My daughter snores. Depending on the day it can be a quiet rumble, like a cat purring. Other times, she can tear it up. But coming through the monitor her 3 month-old snoring is cute…we’ll see how that develops.
Unfortunately I know all too well where she “gets it” from. I don’t know if there is a genetic disposition for snoring, but my nasally, often allergy-ridden voice betrays me as the source. Once, at a childhood sleepover, my over-tired host was weary of listening to me snore. After lying awake for 3 hours all he wanted to do was sleep. When he asked me to stop I tried to explain I was not in fact snoring – only breathing. He flat-out told me, “then stop breathing.”
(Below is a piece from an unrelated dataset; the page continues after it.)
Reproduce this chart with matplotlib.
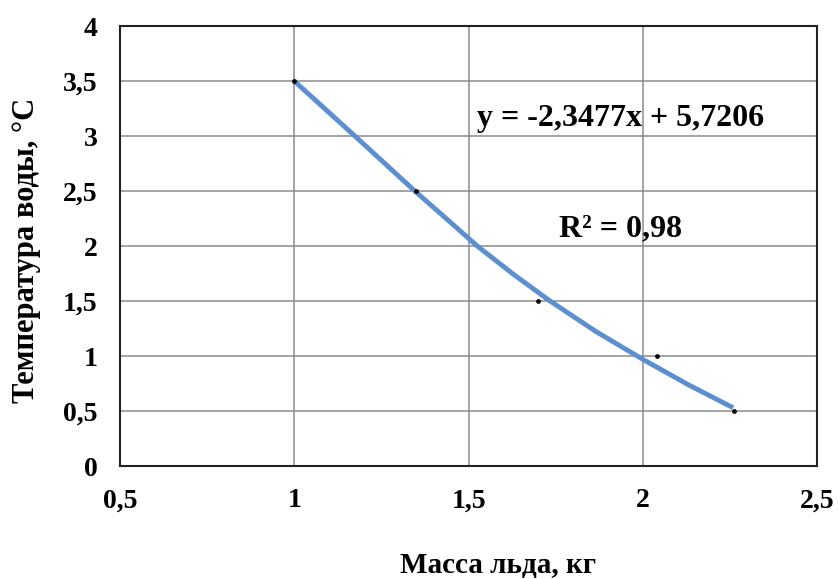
import matplotlib
matplotlib.use("Agg")
from matplotlib import pyplot as plt

# measured points (black dots)
mass = [1.0, 1.35, 1.7, 2.04, 2.26]
temp = [3.5, 2.5, 1.5, 1.0, 0.5]

# smoothed blue curve
curve_x = [1.0, 1.174, 1.346, 1.418, 1.525, 1.63, 1.734, 1.867, 2.0, 2.13, 2.259]
curve_y = [3.5, 3.0, 2.5, 2.30, 2.0, 1.74, 1.5, 1.22, 0.97, 0.74, 0.53]

x_ticks = [0.5, 1, 1.5, 2, 2.5]
x_labels = ["0,5", "1", "1,5", "2", "2,5"]
y_ticks = [0, 0.5, 1, 1.5, 2, 2.5, 3, 3.5, 4]
y_labels = ["0", "0,5", "1", "1,5", "2", "2,5", "3", "3,5", "4"]

plt.rcParams["font.family"] = ["Liberation Serif", "DejaVu Serif"]
plt.rcParams["font.weight"] = "bold"

fig = plt.figure(figsize=(8.39, 5.79), dpi=100)
ax = fig.add_axes([0.143, 0.195, 0.831, 0.760])

ax.plot(curve_x, curve_y, color="#5B8FD0", linewidth=3.5, solid_capstyle="butt", zorder=3)
ax.plot(mass, temp, "o", color="black", markersize=2.4, zorder=4)

ax.set_xlim(0.5, 2.5)
ax.set_ylim(0, 4)
ax.set_xticks(x_ticks)
ax.set_xticklabels(x_labels)
ax.set_yticks(y_ticks)
ax.set_yticklabels(y_labels)
ax.tick_params(length=0, labelsize=20, pad=16)
ax.tick_params(axis="x", pad=16)
for lab in ax.get_xticklabels() + ax.get_yticklabels():
    lab.set_fontweight("bold")

ax.grid(True, color="#8c8c8c", linewidth=1.1)
ax.set_axisbelow(True)
for s in ax.spines.values():
    s.set_color("#222222")
    s.set_linewidth(1.5)

ax.text(1.524, 3.16, "y = -2,3477x + 5,7206", fontsize=23, fontweight="bold",
        ha="left", va="center")
ax.text(1.935, 2.16, "R² = 0,98", fontsize=23, fontweight="bold",
        ha="center", va="center")

fig.text(498 / 839, 1 - 566 / 579, "Масса льда, кг", fontsize=21,
         fontweight="bold", ha="center", va="center")
fig.text(27 / 839, 1 - 250 / 579, "Температура воды, °С", fontsize=22,
         fontweight="bold", ha="center", va="center", rotation=90)

fig.savefig("out.png", dpi=100)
My childhood friend, Captain Jack, reminds me of this story whenever the topic of sleep or snoring comes up. It makes me smile every time. Obviously, I am also reminded of it when I am lying in bed listening to my daughter’s baby-snores on the monitor. I find myself grateful for her snoring. It is just simple evidence that she has not stopped breathing.
I don’t sleep the same as before her arrival, and I was warned about this by other parents. When a night noise wakes me up I spend an extra minute listening to the monitor to be sure everything sounds right from Sweetie’s room. I suspect that my sleeping habits are forever changed by this new person…maybe I should be thankful that right now it is only by her snoring.